The string {INSTNAME} is replaced by the instance name. For root instances, this is the name used when the instance is defined while for block instances this is prefixed by the string {BLOCKNAME}_, where {BLOCKNAME} is the fully qualified name of the block type containing the instance. (For example instance I in block B has {INSTNAME} = B_I).

The string {TYPENAME} is replaced by the fully qualified name of the instance type.

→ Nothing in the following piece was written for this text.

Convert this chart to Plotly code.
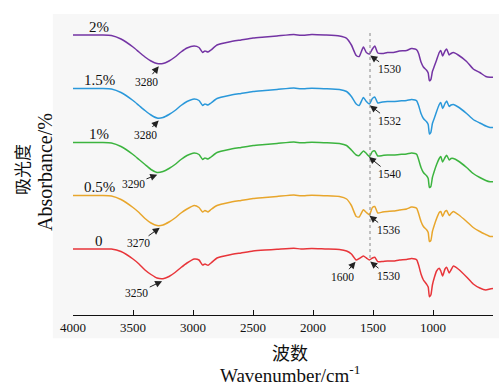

An instance defined in a block will also generate an address macro if it is reachable through a unique path from a root instance. That is, it must have an address that is calculated by applying successive offsets from a single root instance. For the purposes of this check, an arrayed instance counts as a single node in the path, even though it generates multiple addresses. An instance which is accessible in this way has an absolute address that is calculable using only integer multiplication and integer constants, without further input.

This means that the ITA_{INSTNAME} macro may have more than one index argument for instances defined in sub-blocks. One index argument is required for each arrayed instance in the unique path. The order of arguments goes from the root down, ie. the first index argument is used to address the first arrayed instance in the path, nearest to the root.

License

Copyright (C) 2025 Aidan MacDonald.

The RegGen utility source code is distributed under the terms of the GNU GPLv3, or at your option, any later version; see LICENSE-GPLv3.txt.

Register definition files in the regs directory are distributed under the terms of the Creative Commons CC0 V1.0 license; see LICENSE-CC0.txt.

For avoidance of doubt, the source code license does not apply to any C source code emitted by RegGen, only to the source code of the RegGen utility itself.